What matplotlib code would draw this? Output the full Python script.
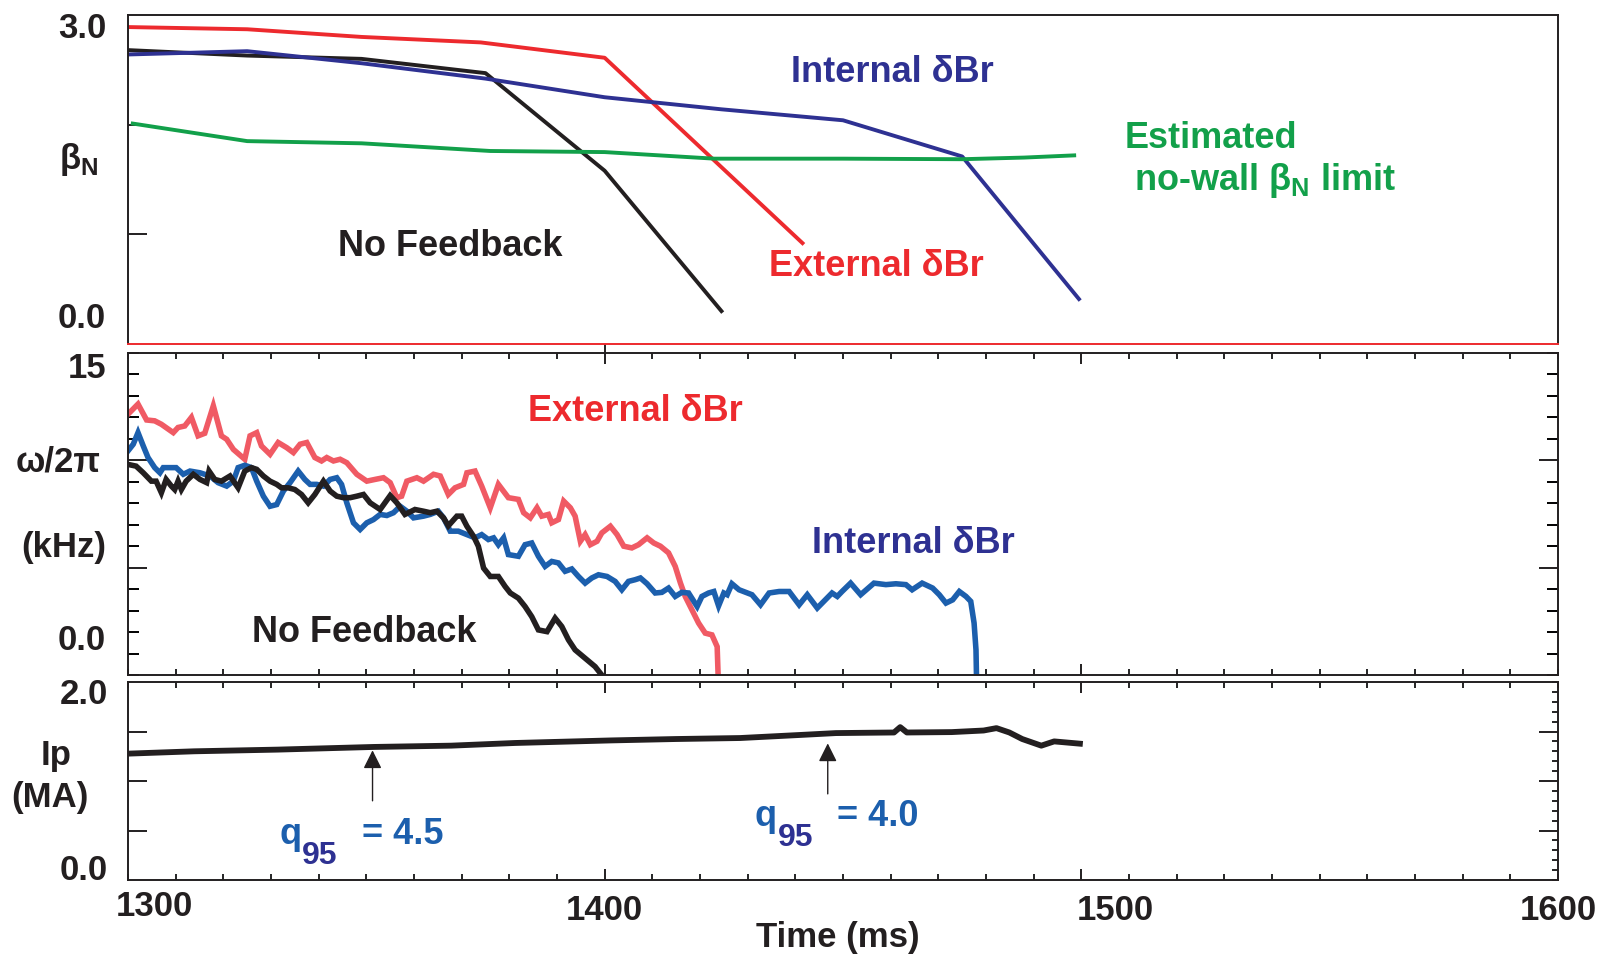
import matplotlib
matplotlib.use("Agg")
import matplotlib.pyplot as plt
from matplotlib import font_manager
from matplotlib.ticker import MultipleLocator

# ── font: condensed bold sans ────────────────────────────────────────────────
installed = {f.name for f in font_manager.fontManager.ttflist}
FONT = "Liberation Sans Narrow" if "Liberation Sans Narrow" in installed else "Liberation Sans"
plt.rcParams["font.family"] = [FONT, "DejaVu Sans"]
plt.rcParams["font.weight"] = "bold"

W, H = 1602, 960
FS_NOTE = 26   # annotations inside the panels
FS_TICK = 25   # numbers and axis labels

# ── colours ──────────────────────────────────────────────────────────────────
C_RED = "#ed2a2e"
C_BLUE = "#2e3192"
C_GREEN = "#12a04a"
C_BLACK = "#231f20"
C_PINK = "#f05a64"
C_MBLUE = "#1c5fad"

# ── panel 1: beta_N ──────────────────────────────────────────────────────────
t_beta_ext = [1300, 1325, 1349, 1374, 1400, 1441.5]
beta_ext = [2.89, 2.87, 2.80, 2.75, 2.61, 0.92]
t_beta_nofb = [1300, 1325, 1349, 1375, 1400, 1424.5]
beta_nofb = [2.68, 2.63, 2.60, 2.47, 1.58, 0.30]
t_beta_int = [1300, 1325, 1349, 1375, 1400, 1424.5, 1450, 1475, 1499.5]
beta_int = [2.64, 2.67, 2.56, 2.42, 2.25, 2.14, 2.04, 1.71, 0.41]
t_limit = [1301, 1325, 1349, 1376, 1400, 1423, 1450, 1475, 1488, 1498.5]
beta_limit = [2.01, 1.85, 1.83, 1.76, 1.75, 1.69, 1.69, 1.685, 1.70, 1.72]

# ── panel 2: rotation frequency (kHz) ───────────────────────────────────────
t_f_ext = [1300.0, 1302.1, 1303.9, 1305.6, 1307.0, 1309.5, 1310.5, 1311.9, 1313.3, 1314.7,
           1316.1, 1317.9, 1319.6, 1320.7, 1322.1, 1324.5, 1325.6, 1327.0, 1328.0, 1329.8,
           1331.5, 1333.3, 1334.7, 1336.1, 1337.5, 1339.2, 1340.6, 1341.7, 1343.1, 1344.5,
           1345.9, 1348.0, 1350.1, 1351.8, 1353.6, 1355.0, 1356.4, 1357.4, 1358.5, 1360.6,
           1362.0, 1364.1, 1365.5, 1367.2, 1368.6, 1370.4, 1371.1, 1372.8, 1374.2, 1376.0,
           1377.7, 1379.8, 1381.9, 1383.0, 1384.4, 1385.8, 1386.8, 1388.2, 1388.9, 1390.3,
           1391.4, 1392.8, 1393.8, 1394.9, 1395.9, 1397.0, 1398.4, 1399.4, 1401.2, 1402.6,
           1404.0, 1405.7, 1407.1, 1408.9, 1410.3, 1411.7, 1413.4, 1414.8, 1415.9, 1416.9,
           1418.3, 1419.7, 1421.1, 1422.5, 1423.6, 1423.8]
f_ext = [12.15, 12.62, 11.88, 11.84, 11.68, 11.29, 11.53, 11.60, 12.00, 11.14,
         11.26, 12.54, 11.14, 10.98, 10.51, 10.05, 11.14, 11.29, 10.67, 10.28,
         10.83, 10.59, 10.36, 10.75, 10.83, 10.13, 9.97, 10.13, 9.97, 10.05,
         9.89, 9.35, 9.03, 9.11, 9.19, 8.96, 8.26, 8.33, 9.03, 9.19,
         9.03, 9.35, 9.27, 8.41, 8.72, 8.88, 9.42, 9.50, 8.80, 7.79,
         8.88, 8.26, 8.18, 7.56, 7.32, 7.79, 7.40, 7.48, 7.09, 7.24,
         8.10, 7.79, 7.40, 6.23, 6.54, 6.07, 6.23, 6.62, 6.93, 6.54,
         6.00, 5.92, 6.07, 6.39, 6.15, 6.00, 5.69, 5.06, 4.28, 3.66,
         3.04, 2.42, 1.95, 1.87, 1.32, 0.0]

t_f_int = [1300.0, 1301.1, 1302.1, 1303.2, 1304.2, 1305.6, 1306.7, 1307.4, 1310.1, 1311.6,
           1313.0, 1315.1, 1317.2, 1318.9, 1320.7, 1322.1, 1323.1, 1324.5, 1325.9, 1327.0,
           1328.4, 1329.8, 1331.2, 1332.6, 1334.0, 1335.7, 1337.1, 1338.2, 1339.6, 1341.0,
           1342.4, 1343.8, 1344.8, 1345.9, 1347.3, 1348.7, 1350.1, 1351.5, 1352.9, 1354.3,
           1355.7, 1357.1, 1358.5, 1359.9, 1362.0, 1363.4, 1365.1, 1366.2, 1367.6, 1369.3,
           1371.1, 1372.8, 1374.2, 1375.6, 1376.7, 1377.7, 1378.8, 1379.8, 1381.9, 1383.3,
           1384.7, 1386.1, 1387.5, 1388.9, 1390.3, 1391.7, 1393.1, 1394.5, 1395.9, 1397.3,
           1398.7, 1400.5, 1402.2, 1403.6, 1405.0, 1406.4, 1407.5, 1408.9, 1410.6, 1412.0,
           1413.4, 1414.8, 1416.2, 1417.6, 1419.4, 1420.4, 1421.8, 1422.9, 1423.9, 1425.0,
           1425.7, 1426.7, 1428.2, 1430.9, 1432.7, 1434.5, 1436.6, 1438.7, 1440.8, 1442.5,
           1444.6, 1447.7, 1448.8, 1449.8, 1451.6, 1453.7, 1456.5, 1459.0, 1461.1, 1463.2,
           1464.5, 1466.6, 1468.8, 1470.2, 1471.6, 1473.0, 1474.4, 1475.8, 1476.8, 1477.5,
           1477.9, 1478.0]
f_int = [10.44, 10.75, 11.29, 10.67, 10.13, 9.66, 9.42, 9.66, 9.66, 9.35,
         9.50, 9.42, 9.27, 8.96, 8.80, 9.03, 9.66, 9.77, 9.66, 9.03,
         8.33, 7.86, 7.94, 8.57, 8.96, 9.50, 9.11, 8.88, 8.88, 8.80,
         9.11, 9.19, 8.88, 8.02, 7.09, 6.78, 7.09, 7.24, 7.48, 7.43,
         7.56, 7.86, 7.63, 7.32, 7.40, 7.48, 7.63, 7.32, 6.70, 6.70,
         6.54, 6.39, 6.54, 6.31, 6.39, 6.07, 6.39, 5.61, 5.53, 6.07,
         6.15, 5.53, 5.06, 5.29, 5.22, 4.83, 4.94, 4.59, 4.28, 4.52,
         4.67, 4.59, 4.36, 3.97, 4.36, 4.44, 4.52, 4.25, 3.82, 3.85,
         4.05, 3.66, 3.85, 3.82, 3.19, 3.66, 3.82, 3.89, 3.22, 3.82,
         3.74, 4.25, 3.97, 3.74, 3.27, 3.82, 3.89, 3.89, 3.27, 3.74,
         3.12, 3.82, 3.66, 3.89, 4.28, 3.74, 4.28, 4.21, 4.25, 4.21,
         3.97, 4.28, 4.05, 3.74, 3.35, 3.50, 3.89, 3.66, 3.43, 2.42,
         1.17, 0.0]

t_f_nofb = [1300.0, 1301.7, 1303.2, 1304.9, 1305.9, 1307.0, 1308.0, 1309.1, 1309.8, 1310.5,
            1311.2, 1312.2, 1313.7, 1315.1, 1316.5, 1317.0, 1318.2, 1319.6, 1321.4, 1323.1,
            1324.5, 1325.9, 1327.0, 1328.4, 1329.8, 1331.2, 1332.2, 1333.6, 1335.0, 1336.4,
            1337.8, 1339.2, 1341.0, 1342.4, 1343.8, 1345.2, 1346.6, 1348.0, 1349.4, 1350.8,
            1352.9, 1355.0, 1356.4, 1358.1, 1360.2, 1362.0, 1363.4, 1364.8, 1366.2, 1367.2,
            1369.0, 1370.0, 1371.1, 1372.5, 1373.5, 1374.6, 1376.0, 1377.7, 1379.1, 1380.2,
            1381.9, 1383.3, 1384.7, 1386.1, 1387.9, 1389.6, 1391.0, 1392.4, 1393.8, 1395.9,
            1398.0, 1399.1]
f_nofb = [9.81, 9.73, 9.42, 9.03, 9.03, 8.49, 9.11, 8.80, 8.64, 9.03,
          8.64, 9.03, 9.35, 9.11, 8.96, 9.50, 9.11, 9.03, 9.27, 8.72,
          9.50, 9.66, 9.58, 9.27, 9.03, 8.88, 8.72, 8.72, 8.64, 8.41,
          8.02, 8.41, 9.03, 8.57, 8.33, 8.26, 8.26, 8.33, 8.41, 8.02,
          7.71, 8.36, 8.02, 7.48, 7.71, 7.63, 7.56, 7.63, 7.32, 6.95,
          7.40, 7.40, 6.93, 6.46, 6.00, 4.98, 4.59, 4.59, 4.13, 3.82,
          3.58, 3.19, 2.72, 2.10, 2.02, 2.65, 2.26, 1.64, 1.17, 0.78,
          0.39, 0.08]

# ── panel 3: plasma current (MA) ────────────────────────────────────────────
t_ip = [1300.4, 1313.9, 1331.4, 1351.6, 1367.8, 1381.2, 1401.4, 1414.9, 1428.4, 1441.8,
        1448.5, 1460.7, 1462.0, 1463.4, 1472.8, 1479.5, 1482.2, 1484.9, 1487.6, 1491.6,
        1494.3, 1499.7]
ip = [1.277, 1.300, 1.317, 1.344, 1.357, 1.384, 1.410, 1.424, 1.434, 1.467,
      1.484, 1.490, 1.544, 1.490, 1.494, 1.510, 1.534, 1.490, 1.424, 1.357,
      1.400, 1.377]

# q95 markers: arrow time, tail, tip; label start time and height
q95_t = [1351.3, 1446.8]
q95_tail = [0.80, 0.87]
q95_tip = [1.31, 1.38]
q95_label_t = [1331.7, 1431.5]
q95_label_y = [0.46, 0.64]
q95_val = ["= 4.5", "= 4.0"]

# ── figure ───────────────────────────────────────────────────────────────────
fig = plt.figure(figsize=(W / 100, H / 100), dpi=100)


def frac(x0, y0, x1, y1):
    return [x0 / W, 1 - y1 / H, (x1 - x0) / W, (y1 - y0) / H]


def px(x, y):
    return x / W, 1 - y / H


ax1 = fig.add_axes(frac(128, 15, 1558, 344))
ax2 = fig.add_axes(frac(128, 353, 1558, 675))
ax3 = fig.add_axes(frac(128, 682, 1558, 880))

for ax in (ax1, ax2, ax3):
    ax.set_xlim(1300, 1600)
    for sp in ax.spines.values():
        sp.set_linewidth(1.4)
        sp.set_color(C_BLACK)
    ax.tick_params(labelleft=False, labelbottom=False, colors=C_BLACK, width=1.4)

# panel 1
ax1.set_ylim(0, 3)
ax1.spines["bottom"].set_color(C_RED)
ax1.plot(t_beta_ext, beta_ext, color=C_RED, lw=2.8)
ax1.plot(t_beta_nofb, beta_nofb, color=C_BLACK, lw=2.8)
ax1.plot(t_beta_int, beta_int, color=C_BLUE, lw=2.8)
ax1.plot(t_limit, beta_limit, color=C_GREEN, lw=2.8)
ax1.set_yticks([1, 2])
ax1.tick_params(axis="y", direction="in", length=14)
ax1.set_xticks([1400])
ax1.tick_params(axis="x", direction="out", length=8)

ax1.text(1439, 2.48, "Internal δBr", color=C_BLUE, fontsize=FS_NOTE, va="center")
ax1.text(1509, 1.87, "Estimated", color=C_GREEN, fontsize=FS_NOTE, va="center")
ax1.text(1511, 1.49, "no-wall β$_\\mathregular{N}$ limit", color=C_GREEN, fontsize=FS_NOTE, va="center")
ax1.text(1344, 0.89, "No Feedback", color=C_BLACK, fontsize=FS_NOTE, va="center")
ax1.text(1434.5, 0.71, "External δBr", color=C_RED, fontsize=FS_NOTE, va="center")

# panel 2
ax2.set_ylim(0, 15)
ax2.plot(t_f_ext, f_ext, color=C_PINK, lw=4.0, solid_joinstyle="miter")
ax2.plot(t_f_int, f_int, color=C_MBLUE, lw=4.0, solid_joinstyle="miter")
ax2.plot(t_f_nofb, f_nofb, color=C_BLACK, lw=4.0, solid_joinstyle="miter")
ax2.set_yticks([5, 10])
ax2.yaxis.set_minor_locator(MultipleLocator(1))
ax2.set_xticks([1400, 1500])
ax2.xaxis.set_minor_locator(MultipleLocator(10))
ax2.tick_params(which="both", direction="in", left=True, right=True, top=True, bottom=True)
ax2.tick_params(axis="y", which="major", length=14)
ax2.tick_params(axis="y", which="minor", length=8, width=1.4)
ax2.tick_params(axis="x", which="major", length=8)
ax2.tick_params(axis="x", which="minor", length=4, width=1.2)

ax2.text(1384, 12.29, "External δBr", color=C_RED, fontsize=FS_NOTE, va="center")
ax2.text(1443.5, 6.12, "Internal δBr", color=C_BLUE, fontsize=FS_NOTE, va="center")
ax2.text(1326, 1.96, "No Feedback", color=C_BLACK, fontsize=FS_NOTE, va="center")

# panel 3
ax3.set_ylim(0, 2)
ax3.plot(t_ip, ip, color=C_BLACK, lw=4.2)
ax3.set_yticks([0.5, 1.0, 1.5])
ax3.yaxis.set_minor_locator(MultipleLocator(0.1))
ax3.set_xticks([1400, 1500])
ax3.xaxis.set_minor_locator(MultipleLocator(10))
ax3.tick_params(which="both", direction="in", top=True, bottom=True, right=True)
ax3.tick_params(axis="y", which="major", length=14)
ax3.tick_params(axis="y", which="minor", left=False, length=4, width=1.2)
ax3.tick_params(axis="x", which="major", length=8)
ax3.tick_params(axis="x", which="minor", length=4, width=1.2)

for t, tail, tip, lt, ly, val in zip(q95_t, q95_tail, q95_tip, q95_label_t, q95_label_y, q95_val):
    ax3.annotate("", xy=(t, tip), xytext=(t, tail),
                 arrowprops=dict(arrowstyle="-|>", color=C_BLACK, lw=1.0,
                                 mutation_scale=28, shrinkA=0, shrinkB=0))
    ax3.text(lt, ly, "q", color=C_MBLUE, fontsize=FS_NOTE, va="center")
    ax3.text(lt + 4.8, ly - 0.22, "95", color=C_BLUE, fontsize=FS_NOTE - 3, va="center")
    ax3.text(lt + 17.3, ly, val, color=C_MBLUE, fontsize=FS_NOTE, va="center")

# axis labels and tick numbers as placed in the original
lab = dict(color=C_BLACK, fontsize=FS_TICK)
fig.text(*px(106, 28), "3.0", ha="right", va="center", **lab)
fig.text(*px(106, 319), "0.0", ha="right", va="center", **lab)
fig.text(*px(106, 368), "15", ha="right", va="center", **lab)
fig.text(*px(106, 641), "0.0", ha="right", va="center", **lab)
fig.text(*px(108, 695), "2.0", ha="right", va="center", **lab)
fig.text(*px(108, 870), "0.0", ha="right", va="center", **lab)
fig.text(*px(154, 906), "1300", ha="center", va="center", **lab)
fig.text(*px(604, 911), "1400", ha="center", va="center", **lab)
fig.text(*px(1115, 911), "1500", ha="center", va="center", **lab)
fig.text(*px(1558, 911), "1600", ha="center", va="center", **lab)
fig.text(*px(838, 937), "Time (ms)", ha="center", va="center", **lab)

fig.text(*px(79, 160), "β$_\\mathregular{N}$", ha="center", va="center", **lab)
fig.text(*px(58, 462), "ω/2π", ha="center", va="center", **lab)
fig.text(*px(64, 548), "(kHz)", ha="center", va="center", **lab)
fig.text(*px(56, 756), "Ip", ha="center", va="center", **lab)
fig.text(*px(50, 797), "(MA)", ha="center", va="center", **lab)

fig.savefig("out.png", dpi=100)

**Problem details**
Restate, line by line and word for word, everything from the top of the material through the line that contains "1.685, 1.70, 1.72]". Leave pictures out.

**Exercise answer**
What matplotlib code would draw this? Output the full Python script.
import matplotlib
matplotlib.use("Agg")
import matplotlib.pyplot as plt
from matplotlib import font_manager
from matplotlib.ticker import MultipleLocator

# ── font: condensed bold sans ────────────────────────────────────────────────
installed = {f.name for f in font_manager.fontManager.ttflist}
FONT = "Liberation Sans Narrow" if "Liberation Sans Narrow" in installed else "Liberation Sans"
plt.rcParams["font.family"] = [FONT, "DejaVu Sans"]
plt.rcParams["font.weight"] = "bold"

W, H = 1602, 960
FS_NOTE = 26   # annotations inside the panels
FS_TICK = 25   # numbers and axis labels

# ── colours ──────────────────────────────────────────────────────────────────
C_RED = "#ed2a2e"
C_BLUE = "#2e3192"
C_GREEN = "#12a04a"
C_BLACK = "#231f20"
C_PINK = "#f05a64"
C_MBLUE = "#1c5fad"

# ── panel 1: beta_N ──────────────────────────────────────────────────────────
t_beta_ext = [1300, 1325, 1349, 1374, 1400, 1441.5]
beta_ext = [2.89, 2.87, 2.80, 2.75, 2.61, 0.92]
t_beta_nofb = [1300, 1325, 1349, 1375, 1400, 1424.5]
beta_nofb = [2.68, 2.63, 2.60, 2.47, 1.58, 0.30]
t_beta_int = [1300, 1325, 1349, 1375, 1400, 1424.5, 1450, 1475, 1499.5]
beta_int = [2.64, 2.67, 2.56, 2.42, 2.25, 2.14, 2.04, 1.71, 0.41]
t_limit = [1301, 1325, 1349, 1376, 1400, 1423, 1450, 1475, 1488, 1498.5]
beta_limit = [2.01, 1.85, 1.83, 1.76, 1.75, 1.69, 1.69, 1.685, 1.70, 1.72]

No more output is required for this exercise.